Leaving the damp, wet, camp, early morning (Photo credit: Jo's Facebook page)

Leaving the damp, wet, camp, early morning (Photo credit: Jo’s Facebook page)

I was not in a hurry to leave especially as the first 3 kilometres was up a steep, wet, and slippery gravel road.

Straight from camp, Joss on the first climb of the day (Photo credit: Jo's Facebook page)

Straight from camp, Joss on the first climb of the day (Photo credit: Jo’s Facebook page)

After this however we were on a highway and then side roads without much climbing, until the last 16 kilometres. It was really cold, I had all my warm weather gear on. There was snow along the mountain tops and it is hard to imagine that two weeks from now it is summer here. Most of the houses had fires going and looking at the smoke coming out of the chimney I wished that I was curled up in front of a fire (in a house) also.

There are hundreds of orange poppies along the side of the roads and some red ones as well. These have been around since the day we crossed the border into Chile and are very bright and pretty. The highway is really busy with endless trucks, and I was pleased when we turned onto a side road. Day two of the Lake District section of the trip and no lakes seen far!

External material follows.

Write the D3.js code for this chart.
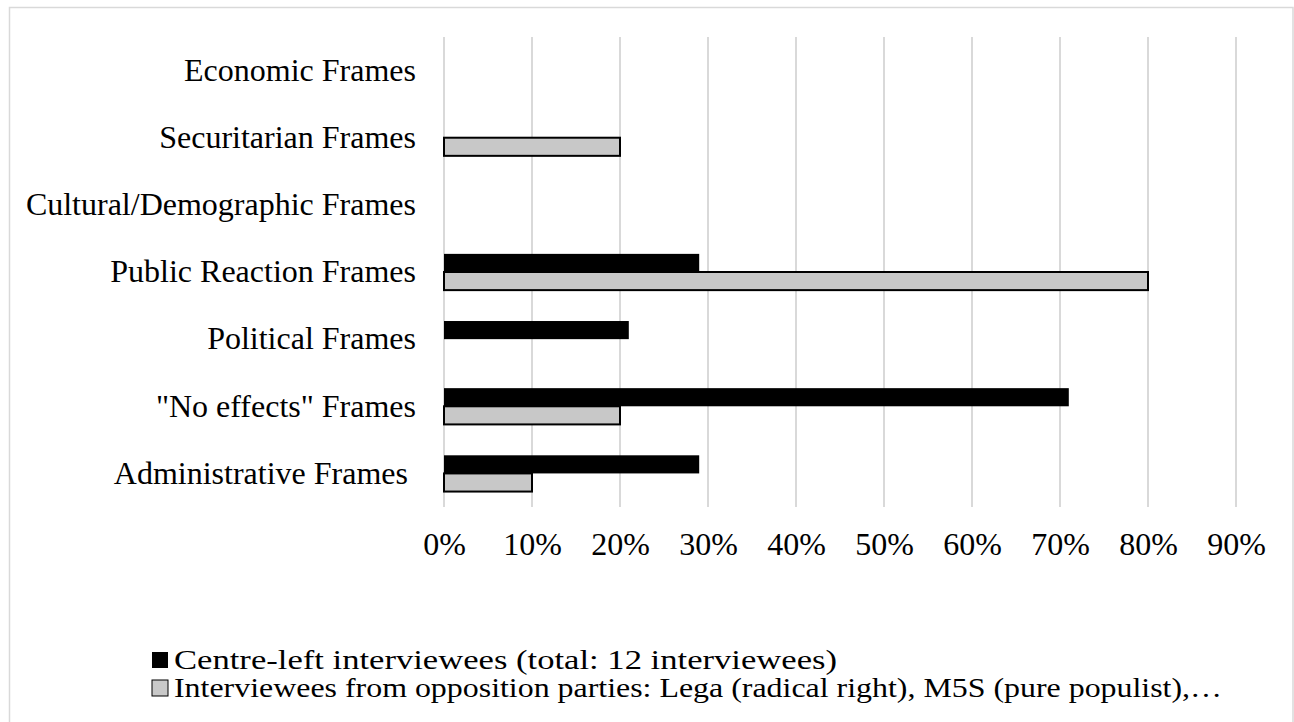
<!DOCTYPE html>
<html>
<head>
<meta charset="utf-8">
<script src="https://cdn.jsdelivr.net/npm/d3@7"></script>
<style>
  html, body { margin: 0; padding: 0; background: #fff; }
  svg { display: block; }
  text { font-family: "Liberation Serif", "Times New Roman", serif; fill: #000; white-space: pre; }
</style>
</head>
<body>
<svg id="chart" width="1294" height="722"></svg>
<script>
const categories = ["Economic Frames", "Securitarian Frames", "Cultural/Demographic Frames", "Public Reaction Frames", "Political Frames", "\"No effects\" Frames", "Administrative Frames "];
const centreLeft = [0, 0, 0, 29, 21, 71, 29];
const opposition = [0, 20, 0, 80, 0, 20, 10];
const seriesNames = ["Centre-left interviewees (total: 12 interviewees)", "Interviewees from opposition parties: Lega (radical right), M5S (pure populist),…"];
const tickValues = [0, 10, 20, 30, 40, 50, 60, 70, 80, 90];

const svg = d3.select("#chart");
const W = 1294, H = 722;

// outer border
svg.append("rect").attr("x", 9.5).attr("y", 7.5).attr("width", W - 10.5).attr("height", H + 20)
  .attr("fill", "#fff").attr("stroke", "#d9d9d9").attr("stroke-width", 1.5);

const x = d3.scaleLinear().domain([0, 90]).range([444, 1236]);
const y = d3.scaleBand().domain(categories).range([37, 507]).paddingInner(0.46).paddingOuter(0.23);
const sub = d3.scaleBand().domain([0, 1]).range([0, y.bandwidth()]);

// gridlines
svg.append("g").selectAll("line").data(tickValues).join("line")
  .attr("x1", d => x(d)).attr("x2", d => x(d))
  .attr("y1", 37).attr("y2", 507)
  .attr("stroke", "#d9d9d9").attr("stroke-width", 2);

// x tick labels via axis
const xAxis = d3.axisBottom(x).tickValues(tickValues).tickFormat(d => d + "%").tickSize(0).tickPadding(0);
const gx = svg.append("g").attr("transform", "translate(0,544)").call(xAxis);
gx.select(".domain").remove();
gx.selectAll("text").attr("font-size", 32).attr("font-family", "Liberation Serif, serif").attr("dy", "0.35em").attr("fill", "#000");

// y labels via axis
const yAxis = d3.axisLeft(y).tickSize(0).tickPadding(0);
const gy = svg.append("g").attr("transform", "translate(416,0)").call(yAxis);
gy.select(".domain").remove();
gy.selectAll("text").attr("font-size", 32).attr("font-family", "Liberation Serif, serif").attr("fill", "#000");

const rows = categories.map((c, i) => ({ c, vals: [centreLeft[i], opposition[i]] }));
const fills = ["#000000", "#c8c8c8"];

const g = svg.append("g");
rows.forEach(r => {
  r.vals.forEach((v, s) => {
    if (v <= 0) return;
    g.append("rect")
      .attr("x", x(0))
      .attr("y", y(r.c) + sub(s))
      .attr("width", x(v) - x(0))
      .attr("height", sub.bandwidth())
      .attr("fill", fills[s])
      .attr("stroke", s === 1 ? "#000" : "none")
      .attr("stroke-width", 2);
  });
});

// legend
const legendWidths = [663, 1048];
const leg = svg.append("g");
seriesNames.forEach((n, i) => {
  const cy = 660 + i * 28;
  leg.append("rect").attr("x", 152).attr("y", cy - 8).attr("width", 16).attr("height", 16)
    .attr("fill", fills[i]).attr("stroke", i === 1 ? "#000" : "none").attr("stroke-width", 1);
  leg.append("text").attr("x", 174).attr("y", cy).attr("dy", "0.35em")
    .attr("font-size", 27)
    .attr("textLength", legendWidths[i]).attr("lengthAdjust", "spacingAndGlyphs")
    .text(n);
});
</script>
</body>
</html>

I stopped at about 40 kilometres at a petrol station and had a coffee with caramel in it, usually I would find this too sweet but it just hit the spot perfectly.

Just before the 19 kilometre dirt road I stopped in a small town and sat in the plaza drinking a power aid. I could hear some really loud birds that I had not heard before. After looking for a while I could see them up in the trees, they were quite big, with a curved bill, and loud voice. Later I found they would be with us for most of the rest of Chile, and are called Buff Neck Ibis, and they have a metallic and repetitive call (the book I read this in should also have mentioned “and really loud”). They live everywhere: at the beach, in fields, rivers, and in suburbs. The other bird that has reappeared is the vulture, which we haven’t seen since we left Peru.

The Ibis

The Ibis

The 16 kilometres of gravel had some quite steep bits with thick gravel, and was wet and slippery, so I got off a few times going both up and down.

The camp had clean toilets and a hot shower – an unexpected bonus. It was sunny when we got there so we were able to dry out the tents before putting them up, but it was not warm enough to wash and dry any clothes.

The dinner tonight was uninspiring: one small dry pork chop with sloppy rice.

One of the new riders, Laurie, missed a flag just before the town, and instead of riding 154 she ended up doing a 200 kilometre day. Cristiano offered to pick her up but she wanted to complete the day riding and ended up coming in about 9pm. Two of the other riders had put her tent up for her which she was very pleased about. Understandably she was not pleased to find after a 200 kilometre ride that she had one small dry pork chop and sloppy rice for dinner (it would have been even less inspiring 2 hours after it was served).